**Task description**
Do not copy the pictures. Write out the lines from the start of the entries through the line containing "fig.text(8 / 1005, 1".

--- Start of Provided entries ---

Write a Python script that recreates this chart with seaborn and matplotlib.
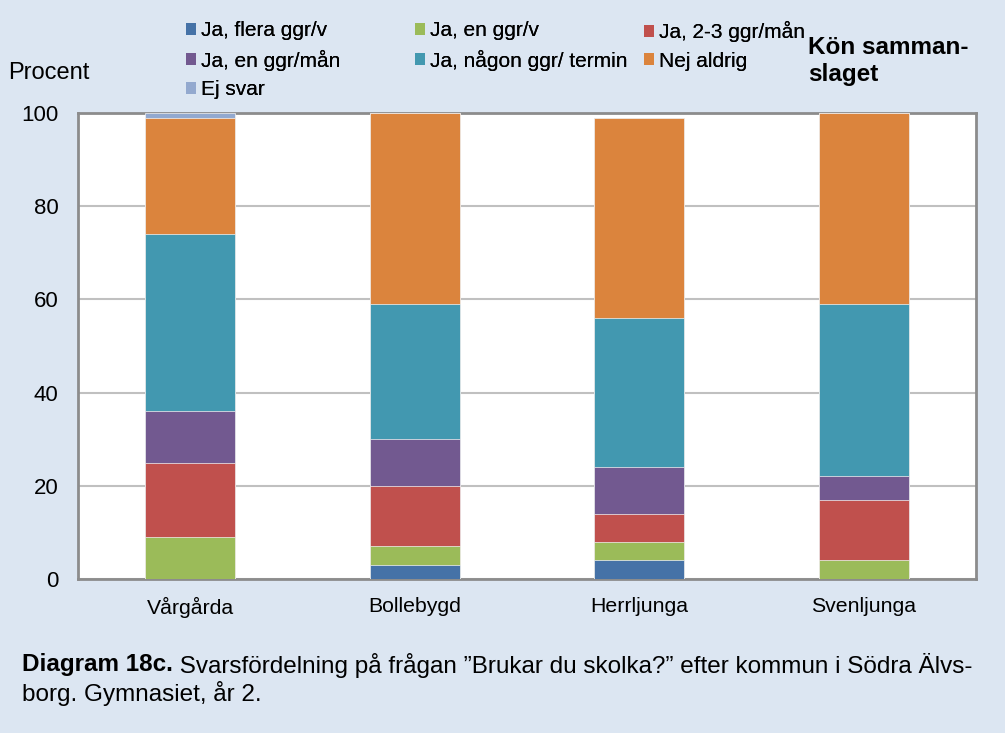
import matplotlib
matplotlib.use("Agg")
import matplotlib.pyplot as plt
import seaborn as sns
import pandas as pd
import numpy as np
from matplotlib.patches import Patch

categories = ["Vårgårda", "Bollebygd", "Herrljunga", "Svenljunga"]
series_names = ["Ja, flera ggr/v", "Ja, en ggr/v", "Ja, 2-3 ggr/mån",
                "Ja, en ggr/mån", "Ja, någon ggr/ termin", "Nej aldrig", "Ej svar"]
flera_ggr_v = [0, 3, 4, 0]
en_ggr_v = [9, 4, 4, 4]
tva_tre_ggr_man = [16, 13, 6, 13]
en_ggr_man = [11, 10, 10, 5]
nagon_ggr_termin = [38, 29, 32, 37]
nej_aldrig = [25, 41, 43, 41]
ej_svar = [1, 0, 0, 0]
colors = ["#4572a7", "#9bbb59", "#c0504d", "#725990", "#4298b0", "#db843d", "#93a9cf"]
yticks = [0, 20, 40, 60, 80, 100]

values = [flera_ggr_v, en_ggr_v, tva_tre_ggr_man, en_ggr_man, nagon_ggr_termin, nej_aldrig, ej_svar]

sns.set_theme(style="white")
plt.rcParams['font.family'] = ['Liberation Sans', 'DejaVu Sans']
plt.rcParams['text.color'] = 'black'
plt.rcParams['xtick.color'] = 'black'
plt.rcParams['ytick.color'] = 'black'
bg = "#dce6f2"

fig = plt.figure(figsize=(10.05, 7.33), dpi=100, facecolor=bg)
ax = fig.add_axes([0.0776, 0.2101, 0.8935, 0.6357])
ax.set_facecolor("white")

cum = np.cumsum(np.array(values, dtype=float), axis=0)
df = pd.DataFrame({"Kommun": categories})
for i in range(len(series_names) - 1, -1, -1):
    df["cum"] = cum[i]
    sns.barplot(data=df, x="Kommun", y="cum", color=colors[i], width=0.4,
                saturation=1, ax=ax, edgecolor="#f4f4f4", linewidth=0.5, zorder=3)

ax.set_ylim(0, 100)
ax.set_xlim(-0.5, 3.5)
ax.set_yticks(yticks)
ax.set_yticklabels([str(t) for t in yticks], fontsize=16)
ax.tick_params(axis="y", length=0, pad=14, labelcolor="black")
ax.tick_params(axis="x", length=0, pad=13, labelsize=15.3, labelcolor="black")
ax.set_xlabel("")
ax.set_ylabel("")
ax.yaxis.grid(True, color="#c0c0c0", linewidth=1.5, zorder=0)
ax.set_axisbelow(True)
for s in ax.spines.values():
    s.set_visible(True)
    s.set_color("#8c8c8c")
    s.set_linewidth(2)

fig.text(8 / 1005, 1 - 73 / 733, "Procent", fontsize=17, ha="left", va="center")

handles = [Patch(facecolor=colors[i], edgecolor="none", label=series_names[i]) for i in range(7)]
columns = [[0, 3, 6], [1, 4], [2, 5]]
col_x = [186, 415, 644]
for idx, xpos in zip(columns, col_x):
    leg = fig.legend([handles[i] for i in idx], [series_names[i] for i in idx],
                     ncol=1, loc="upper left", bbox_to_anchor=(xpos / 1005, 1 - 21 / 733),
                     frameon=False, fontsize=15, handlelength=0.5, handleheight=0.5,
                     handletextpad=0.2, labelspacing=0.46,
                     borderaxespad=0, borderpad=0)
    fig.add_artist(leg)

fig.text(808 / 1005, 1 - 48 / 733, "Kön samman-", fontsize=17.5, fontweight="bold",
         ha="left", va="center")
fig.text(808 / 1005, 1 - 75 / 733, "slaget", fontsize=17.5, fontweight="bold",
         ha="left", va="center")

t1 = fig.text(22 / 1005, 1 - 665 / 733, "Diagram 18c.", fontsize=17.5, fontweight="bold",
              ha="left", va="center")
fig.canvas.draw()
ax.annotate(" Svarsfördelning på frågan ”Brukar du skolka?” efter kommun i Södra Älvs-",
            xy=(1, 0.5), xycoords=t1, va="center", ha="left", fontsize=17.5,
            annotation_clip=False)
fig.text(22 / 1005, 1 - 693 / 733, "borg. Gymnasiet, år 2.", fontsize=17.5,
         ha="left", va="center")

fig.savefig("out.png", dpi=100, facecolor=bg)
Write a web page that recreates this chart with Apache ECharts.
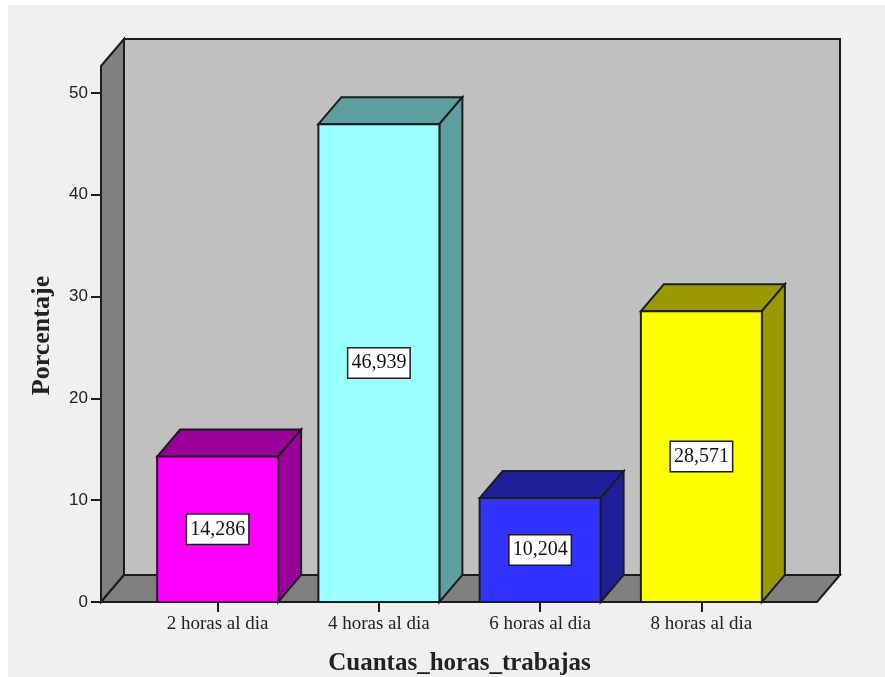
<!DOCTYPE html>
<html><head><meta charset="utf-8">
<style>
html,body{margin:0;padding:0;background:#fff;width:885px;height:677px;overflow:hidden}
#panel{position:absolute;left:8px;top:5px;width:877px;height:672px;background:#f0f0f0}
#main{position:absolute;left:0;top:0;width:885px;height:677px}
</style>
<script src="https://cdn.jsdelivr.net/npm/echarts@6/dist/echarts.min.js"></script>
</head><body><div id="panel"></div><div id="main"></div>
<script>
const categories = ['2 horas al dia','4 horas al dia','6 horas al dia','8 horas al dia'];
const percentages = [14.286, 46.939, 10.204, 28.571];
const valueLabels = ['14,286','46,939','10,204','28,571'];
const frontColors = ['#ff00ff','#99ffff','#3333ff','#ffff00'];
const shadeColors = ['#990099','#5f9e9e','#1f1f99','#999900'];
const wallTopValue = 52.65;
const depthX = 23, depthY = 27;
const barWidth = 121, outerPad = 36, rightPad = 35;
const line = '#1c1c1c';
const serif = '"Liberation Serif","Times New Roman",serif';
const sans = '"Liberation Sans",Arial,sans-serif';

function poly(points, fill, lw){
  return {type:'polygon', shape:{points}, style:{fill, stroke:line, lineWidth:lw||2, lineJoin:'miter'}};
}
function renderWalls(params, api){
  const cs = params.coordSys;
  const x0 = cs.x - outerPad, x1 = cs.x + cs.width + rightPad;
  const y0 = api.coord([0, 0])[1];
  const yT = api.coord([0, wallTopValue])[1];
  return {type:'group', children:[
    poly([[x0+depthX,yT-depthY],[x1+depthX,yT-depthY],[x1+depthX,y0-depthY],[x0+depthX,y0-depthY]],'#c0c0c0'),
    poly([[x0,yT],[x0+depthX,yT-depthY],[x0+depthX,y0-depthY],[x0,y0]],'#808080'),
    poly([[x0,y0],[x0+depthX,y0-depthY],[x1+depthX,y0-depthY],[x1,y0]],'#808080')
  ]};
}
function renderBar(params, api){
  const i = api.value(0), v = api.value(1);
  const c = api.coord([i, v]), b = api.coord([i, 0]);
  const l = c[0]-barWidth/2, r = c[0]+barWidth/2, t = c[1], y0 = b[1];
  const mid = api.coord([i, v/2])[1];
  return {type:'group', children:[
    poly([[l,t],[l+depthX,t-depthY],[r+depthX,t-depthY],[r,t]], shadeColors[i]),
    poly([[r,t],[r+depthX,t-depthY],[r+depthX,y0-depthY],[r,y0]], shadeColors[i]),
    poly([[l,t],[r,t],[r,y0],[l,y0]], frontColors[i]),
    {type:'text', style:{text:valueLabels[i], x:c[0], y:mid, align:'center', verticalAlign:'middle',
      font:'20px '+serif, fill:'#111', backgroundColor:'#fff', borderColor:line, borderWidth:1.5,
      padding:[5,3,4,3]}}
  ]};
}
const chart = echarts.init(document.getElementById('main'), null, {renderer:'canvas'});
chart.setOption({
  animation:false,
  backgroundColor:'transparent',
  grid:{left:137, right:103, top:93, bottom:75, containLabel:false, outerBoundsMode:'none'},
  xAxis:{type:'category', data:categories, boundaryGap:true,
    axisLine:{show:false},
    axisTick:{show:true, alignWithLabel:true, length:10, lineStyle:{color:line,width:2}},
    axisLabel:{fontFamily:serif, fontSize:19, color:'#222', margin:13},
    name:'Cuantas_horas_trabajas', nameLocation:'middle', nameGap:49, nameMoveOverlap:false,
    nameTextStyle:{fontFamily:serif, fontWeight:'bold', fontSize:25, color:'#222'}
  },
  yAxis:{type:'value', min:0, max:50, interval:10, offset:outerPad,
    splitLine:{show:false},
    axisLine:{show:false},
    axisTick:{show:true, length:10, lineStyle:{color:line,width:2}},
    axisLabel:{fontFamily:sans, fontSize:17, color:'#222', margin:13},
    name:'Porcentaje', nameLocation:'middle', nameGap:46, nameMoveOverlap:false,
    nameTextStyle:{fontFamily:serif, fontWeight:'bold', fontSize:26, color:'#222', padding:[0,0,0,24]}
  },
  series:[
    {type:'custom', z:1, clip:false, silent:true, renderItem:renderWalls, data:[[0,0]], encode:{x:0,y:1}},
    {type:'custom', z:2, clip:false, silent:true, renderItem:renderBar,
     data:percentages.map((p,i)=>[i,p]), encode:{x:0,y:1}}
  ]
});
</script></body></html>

--- End of Provided entries ---

**Result below**
Write a Python script that recreates this chart with seaborn and matplotlib.
import matplotlib
matplotlib.use("Agg")
import matplotlib.pyplot as plt
import seaborn as sns
import pandas as pd
import numpy as np
from matplotlib.patches import Patch

categories = ["Vårgårda", "Bollebygd", "Herrljunga", "Svenljunga"]
series_names = ["Ja, flera ggr/v", "Ja, en ggr/v", "Ja, 2-3 ggr/mån",
                "Ja, en ggr/mån", "Ja, någon ggr/ termin", "Nej aldrig", "Ej svar"]
flera_ggr_v = [0, 3, 4, 0]
en_ggr_v = [9, 4, 4, 4]
tva_tre_ggr_man = [16, 13, 6, 13]
en_ggr_man = [11, 10, 10, 5]
nagon_ggr_termin = [38, 29, 32, 37]
nej_aldrig = [25, 41, 43, 41]
ej_svar = [1, 0, 0, 0]
colors = ["#4572a7", "#9bbb59", "#c0504d", "#725990", "#4298b0", "#db843d", "#93a9cf"]
yticks = [0, 20, 40, 60, 80, 100]

values = [flera_ggr_v, en_ggr_v, tva_tre_ggr_man, en_ggr_man, nagon_ggr_termin, nej_aldrig, ej_svar]

sns.set_theme(style="white")
plt.rcParams['font.family'] = ['Liberation Sans', 'DejaVu Sans']
plt.rcParams['text.color'] = 'black'
plt.rcParams['xtick.color'] = 'black'
plt.rcParams['ytick.color'] = 'black'
bg = "#dce6f2"

fig = plt.figure(figsize=(10.05, 7.33), dpi=100, facecolor=bg)
ax = fig.add_axes([0.0776, 0.2101, 0.8935, 0.6357])
ax.set_facecolor("white")

cum = np.cumsum(np.array(values, dtype=float), axis=0)
df = pd.DataFrame({"Kommun": categories})
for i in range(len(series_names) - 1, -1, -1):
    df["cum"] = cum[i]
    sns.barplot(data=df, x="Kommun", y="cum", color=colors[i], width=0.4,
                saturation=1, ax=ax, edgecolor="#f4f4f4", linewidth=0.5, zorder=3)

ax.set_ylim(0, 100)
ax.set_xlim(-0.5, 3.5)
ax.set_yticks(yticks)
ax.set_yticklabels([str(t) for t in yticks], fontsize=16)
ax.tick_params(axis="y", length=0, pad=14, labelcolor="black")
ax.tick_params(axis="x", length=0, pad=13, labelsize=15.3, labelcolor="black")
ax.set_xlabel("")
ax.set_ylabel("")
ax.yaxis.grid(True, color="#c0c0c0", linewidth=1.5, zorder=0)
ax.set_axisbelow(True)
for s in ax.spines.values():
    s.set_visible(True)
    s.set_color("#8c8c8c")
    s.set_linewidth(2)

fig.text(8 / 1005, 1 - 73 / 733, "Procent", fontsize=17, ha="left", va="center")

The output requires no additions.